Press Release March 21 2017

Press Release March 21 2017

Announcing the Mars Terraformer Transfer (MATT).

A commercial satellite can terraform a site on Mars in 2036.

March 21, 2017 – The Lake Matthew Team today announced the Mars Terraformer Transfer (MATT), the first practical terraformation invention. With MATT a commercial satellite terraforms a region of Mars in 2036, creating a persistent lake for use by mission crews. The invention is patent-pending and available for licensing.

Continual inhabitation of Mars is a goal shared by many national space agencies and aerospace firms. The physical and financial challenges are daunting, but they can be ameliorated with terraformation, Martyn Fogg’s notional “process of planetary engineering” in support of life. Terraformation need not engineer an entire planetary surface. A city-region is adequate for inhabitation. MATT hits this mark.

MATT details methods for a 2036 terraformation, completed in good time to assist early mission crews. One commercial satellite executes the mission plan. It’s a Shepherd, guiding a selected celestial small-body impactor to a selected target site. A DE-STARLITE-class fiber laser provides the shepherding impulse. The laser and other commercial instruments deflect, analyze and restructure the small body, over some years, for optimized impact on Mars. The mission plan is unobvious but straightforward, specific and feasible. At least six U.S. firms have the demonstrated capability to build the required Shepherd, using off-the-shelf hardware, at this time.

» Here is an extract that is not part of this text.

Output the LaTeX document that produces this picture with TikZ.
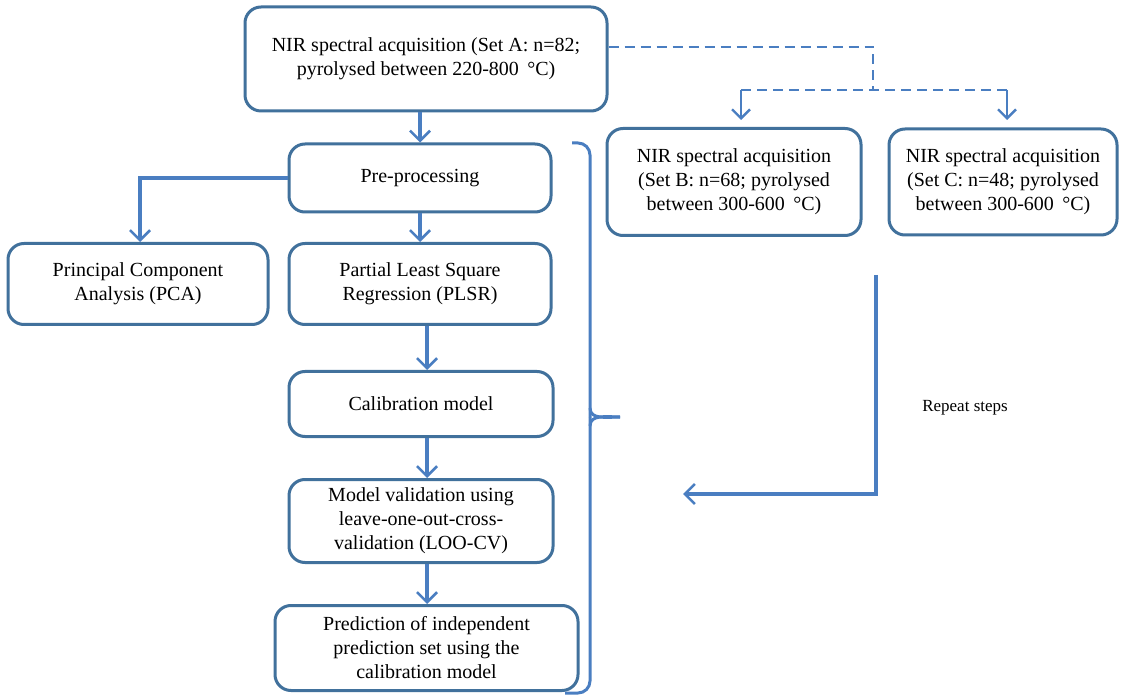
\documentclass[tikz,border=0pt]{standalone}
\usepackage{fontspec}
\setmainfont{Liberation Serif}
\usetikzlibrary{arrows.meta}
\definecolor{boxblue}{HTML}{41719C}
\definecolor{lineblue}{HTML}{4A7EC1}
\begin{document}
\begin{tikzpicture}[x=0.5pt,y=-0.5pt,
  box/.style={draw=boxblue, line width=1.5pt, rounded corners=8pt, align=center,
    font=\fontsize{10}{12}\selectfont, inner sep=2pt, fill=white},
  conn/.style={draw=lineblue, line width=1.6pt, -{Straight Barb[length=5pt,width=10pt,line width=1.3pt]}},
  dashconn/.style={draw=lineblue, line width=1.2pt, dashed, dash pattern=on 5pt off 3pt},
  dasharrow/.style={draw=lineblue, line width=1.2pt, -{Straight Barb[length=4.5pt,width=9pt]}}
]
\useasboundingbox (0,0) rectangle (1127,699);
\fill[white] (0,0) rectangle (1127,699);

\node[box, minimum width=181pt, minimum height=52pt] (A) at (426,59)
  {NIR spectral acquisition (Set A: n=82;\\pyrolysed between 220-800 \,°C)};
\node[box, minimum width=131pt, minimum height=34pt] (pre) at (420,178) {Pre-processing};
\node[box, minimum width=130pt, minimum height=40.5pt] (pca) at (138,284)
  {Principal Component\\Analysis (PCA)};
\node[box, minimum width=131pt, minimum height=40.5pt] (plsr) at (420,284)
  {Partial Least Square\\Regression (PLSR)};
\node[box, minimum width=132pt, minimum height=32.5pt] (cal) at (421,404) {Calibration model};
\node[box, minimum width=132pt, minimum height=41.5pt] (val) at (421,521)
  {Model validation using\\leave-one-out-cross-\\validation (LOO-CV)};
\node[box, minimum width=151.5pt, minimum height=42.5pt] (pred) at (426.5,648)
  {Prediction of independent\\prediction set using the\\calibration model};
\node[box, minimum width=127pt, minimum height=53.5pt] (B) at (734,182)
  {NIR spectral acquisition\\(Set B: n=68; pyrolysed\\between 300-600 \,°C)};
\node[box, minimum width=114pt, minimum height=53pt] (C) at (1003,182)
  {NIR spectral acquisition\\(Set C: n=48; pyrolysed\\between 300-600 \,°C)};

% solid connectors
\draw[conn] (A.south -| 420,0) -- (pre.north -| 420,0);
\draw[conn] (pre.west) -- (140,178) -- (pca.north -| 140,0);
\draw[conn] (pre.south -| 420,0) -- (plsr.north -| 420,0);
\draw[conn] (plsr.south -| 427,0) -- (cal.north -| 427,0);
\draw[conn] (cal.south -| 427,0) -- (val.north -| 427,0);
\draw[conn] (val.south -| 427,0) -- (pred.north -| 427,0);

% dashed branch
\coordinate (d1) at (873,47);
\coordinate (d2) at (873,90);
\draw[dashconn] (A.east |- 0,47) -- (d1) -- (d2);
\draw[dashconn] (741,90) -- (1007,90);
\draw[dasharrow] (741,90) -- (741,120);
\draw[dasharrow] (1007,90) -- (1007,120);

% brace
\draw[lineblue, line width=1.5pt, rounded corners=6pt]
  (572,143) -- (590,143) -- (590,417);
\draw[lineblue, line width=1.5pt, rounded corners=6pt]
  (565,693) -- (590,693) -- (590,417);
\draw[lineblue, line width=1.5pt] (590,408) to[out=-90,in=180] (620,417);
\draw[lineblue, line width=1.5pt] (590,426) to[out=90,in=180] (620,417);

% repeat steps
\coordinate (r1) at (876,275);
\coordinate (r2) at (876,494);
\coordinate (r3) at (683,494);
\draw[conn] (r1) -- (r2) -- (r3);
\node[font=\fontsize{8.5}{10}\selectfont] (rep) at (965,408) {Repeat steps};
\end{tikzpicture}
\end{document}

The impactor injects heat into bedrock, producing meltwater for a lake that persists for thousands of years within the warmed impact site. Here the challenges of crewed missions are ameliorated, and the achievable scale of inhabitation is increased. Whereas prior designs of habitation structures (habs) were limited to thousands of cubic meters, MATT habs can scale to millions of cubic meters – stadium scale, or greater. The site’s treated lake water is sufficient to cover and protect subaqueous domes. Such habs are not pressure vessels; therefore the size-limiting scaling laws of pressure vessels do not apply, and habs scale to match ambitions. With scaling the first Mars habs transition quickly into settlements, with capacity for self-sufficiency, even provisioning of expeditions worldwide. This cuts the Earth-shipped cargo mass, and the expense, of crewed missions.

Scaled habs can also house commercial offices for telerobotic open-pit mining of rare and rare earth metals. High-grade ore deposits are likely abundant in the martian near-surface, mainly in the preserved mass of protoplanetary-core asteroids like 16 Psyche. Such asteroids would enrich ancient martian impact sites with metal ores, rendering Mars the greatest treasury of accessible rare and rare earth metals in the solar system. MATT opens this treasury.

MATT is necessarily a strategic invention, designed to accelerate Mars exploration, settlement and commercial development. All recovered resources are controlled by the MATT licensee, pursuant to the U.S. Commercial Space Launch Competitiveness Act.